Is it possible that President Tinubu never read Daniel Yergin’s book on oil before aspiring to be president? Nobody makes that mistake because Yergin’s book, the first one at least, is still the most explosive on how understanding or misunderstanding of oil politics in domestic and global affairs, can make or mess up any president.
Now, obviously without reading such a book in spite of his Texas’s cap, the president has wilfully invited so much hatred for his person and his government by the way he has handled the fuel subsidy policy. The fuel subsidy policy has come as a paradox. The point is that Nigerians have gone through so much stress arising from the extraordinarily radical contingency they have had to live with in terms of anxiety, worries and uncertainty associated with low quality governance in the past two decades. It had been expected that the 2023 transition just has to come with radical relief, irrespective of which of the APC, LP, NNPP or PDP won the presidential election. It is true that paradoxes rule the world but, even then, contending with a fuel subsidy regime of the type unleashed on May 29th, 2023 is too much of a paradox for the national audience in question.

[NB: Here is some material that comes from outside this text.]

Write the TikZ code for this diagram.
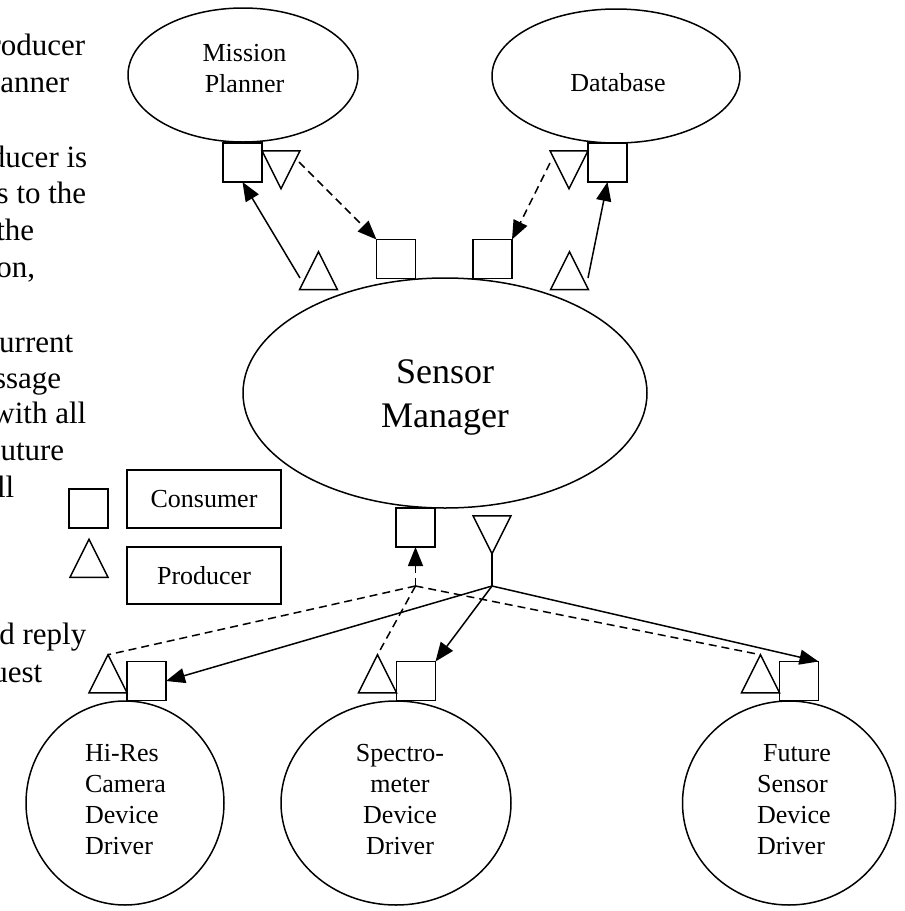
\documentclass[tikz,border=0pt]{standalone}
\usepackage{fontspec}
\setmainfont{Liberation Serif}
\usetikzlibrary{shapes.geometric,arrows.meta}
\begin{document}
\begin{tikzpicture}[x=1pt,y=-1pt,
  every path/.style={line width=1.5pt},
  unit/.style={draw, ellipse, inner sep=0pt, outer sep=0pt, line width=1.5pt},
  sq/.style={draw, rectangle, minimum width=39pt, minimum height=39pt, inner sep=0pt, outer sep=0pt, line width=1.5pt},
  triup/.style={draw, isosceles triangle, isosceles triangle stretches, shape border rotate=90,
    minimum width=38pt, minimum height=38pt, inner sep=0pt, outer sep=0pt, line width=1.5pt},
  tridown/.style={triup, shape border rotate=270},
  lbl/.style={font=\fontsize{26}{31}\selectfont, inner sep=0pt},
  biglbl/.style={font=\fontsize{36}{44}\selectfont, inner sep=0pt, align=center},
  note/.style={font=\fontsize{31}{37}\selectfont, inner sep=0pt, anchor=base east},
  keybox/.style={draw, rectangle, minimum width=154pt, inner sep=0pt, line width=1.5pt,
    font=\fontsize{26}{31}\selectfont},
  flow/.style={-{Triangle[length=19pt,width=15pt]}, line width=1.5pt},
  req/.style={dash pattern=on 8pt off 5pt, line width=1.5pt},
  reqarrow/.style={req, -{Triangle[length=19pt,width=15pt]}}
]
\useasboundingbox (0,0) rectangle (905,911);

% side notes (cut at the left margin)
\node[note] (n1)  at (86,55)  {roducer};
\node[note] (n2)  at (70,92)  {anner};
\node[note] (n3)  at (88,167) {ducer is};
\node[note] (n4)  at (87,203) {s to the};
\node[note] (n5)  at (35,240) {the};
\node[note] (n6)  at (36,277) {on,};
\node[note] (n7)  at (74,352) {urrent};
\node[note] (n8)  at (62,388) {ssage};
\node[note] (n9)  at (87,423) {with all};
\node[note] (n10) at (65,460) {uture};
\node[note] (n11) at (15,497) {ll};
\node[note] (n12) at (87,644) {d reply};
\node[note] (n13) at (43,682) {uest};

% components
\node[unit, minimum width=230pt, minimum height=134pt] (mp) at (243,75) {};
\node[lbl, align=center] (mpT) at (244.5,68.5) {Mission\\Planner};
\node[unit, minimum width=248pt, minimum height=134pt] (db) at (616,76) {};
\node[lbl] (dbT) at (618,83) {Database};
\node[unit, minimum width=404pt, minimum height=230pt] (sm) at (445,393) {};
\node[biglbl] (smT) at (445,397) {Sensor\\Manager};
\node[unit, minimum width=198pt, minimum height=204pt] (hr) at (125,803) {};
\node[lbl, align=left] (hrT) at (125.5,800) {Hi-Res\\Camera\\Device\\Driver};
\node[unit, minimum width=230pt, minimum height=204pt] (sp) at (396,803) {};
\node[lbl, align=center] (spT) at (400,800) {Spectro-\\meter\\Device\\Driver};
\node[unit, minimum width=213pt, minimum height=204pt] (fs) at (789,803) {};
\node[lbl, align=left] (fsT) at (794,800) {\hspace{6pt}Future\\Sensor\\Device\\Driver};

% consumer (square) and producer (triangle) ports
\node[sq] (mpC) at (242.5,162.5) {};
\node[tridown] (mpP) at (281,162.5) {};
\node[tridown] (dbP) at (569,162.5) {};
\node[sq] (dbC) at (607.5,162.5) {};
\node[triup] (smP1) at (318.5,278) {};
\node[sq] (smC1) at (396,259) {};
\node[sq] (smC2) at (492.5,259) {};
\node[triup] (smP2) at (569.5,278) {};
\node[sq] (smC3) at (415.5,527.5) {};
\node[tridown] (smP3) at (492,527.5) {};
\node[triup] (hrP) at (108,681) {};
\node[sq] (hrC) at (146.5,681) {};
\node[triup] (spP) at (377.5,681) {};
\node[sq] (spC) at (416,681) {};
\node[triup] (fsP) at (760.5,681) {};
\node[sq] (fsC) at (799,681) {};

% legend
\node[sq] (keyC) at (88.5,508.5) {};
\node[keybox, minimum height=58pt] (keyCT) at (204,499) {Consumer};
\node[triup] (keyP) at (89,565.5) {};
\node[keybox, minimum height=57pt] (keyPT) at (204,575.5) {Producer};

% connector end points
\coordinate (s1) at (300,278);
\coordinate (s2) at (588,278);
\coordinate (d1) at (299,162);
\coordinate (d2) at (550,163);
\coordinate (hubS) at (492,586);
\coordinate (hubD) at (415.5,586);

% upper exchanges
\draw[flow] (s1) -- (mpC.south);
\draw[reqarrow] (d1) -- (smC1.north west);
\draw[reqarrow] (d2) -- (smC2.north east);
\draw[flow] (s2) -- (dbC.south);

% sensor manager to device drivers
\draw (smP3.apex) -- (hubS);
\draw[flow] (hubS) -- (hrC.east);
\draw[flow] (hubS) -- (spC.north east);
\draw[flow] (hubS) -- (fsC.north east);

% device drivers back to sensor manager
\draw[reqarrow] (hubD) -- (smC3.south);
\draw[req] (hubD) -- (hrP.apex);
\draw[req] (hubD) -- (spP.apex);
\draw[req] (hubD) -- (fsP.apex);
\end{tikzpicture}
\end{document}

Oil is still a historically unique commodity, with no equal in its multiple uses and, therefore, must be carefully handled. Oil is the number one item in national security management in every economy since it was discovered. No national military can do without it just as no national healthcare or educational system can survive without it. There is no economy without it, even as people talk no end about alternatives.
It is Intervention‘s belief that the president might have his own information and scenarios but making use of information and scenarios is a different politics. The way this thing has gone, it will be difficult to see an answer other than a total and immediate reversal of the withdrawal of oil subsidy in Nigeria through a presidential proclamation to that effect.
Sticking to the policy is handing regime opponents, enemies, critics and even admirers too strong a reason to confirm their doubts about the president’s cause. There has been no salary increase or a well organised welfare system ever in Nigerian history. And this is a vegetable, fish and tomato economy rather than a manufacturing economy. People will never be able to cope with a jump in oil price from less than two hundred to over six hundred Naira. No emergency salary increase will help people cope with the increase because the percentage of the salaried category is nothing to write home about. In any case, the salary that will enable people to cope with the jump is not likely to be what the Government will offer.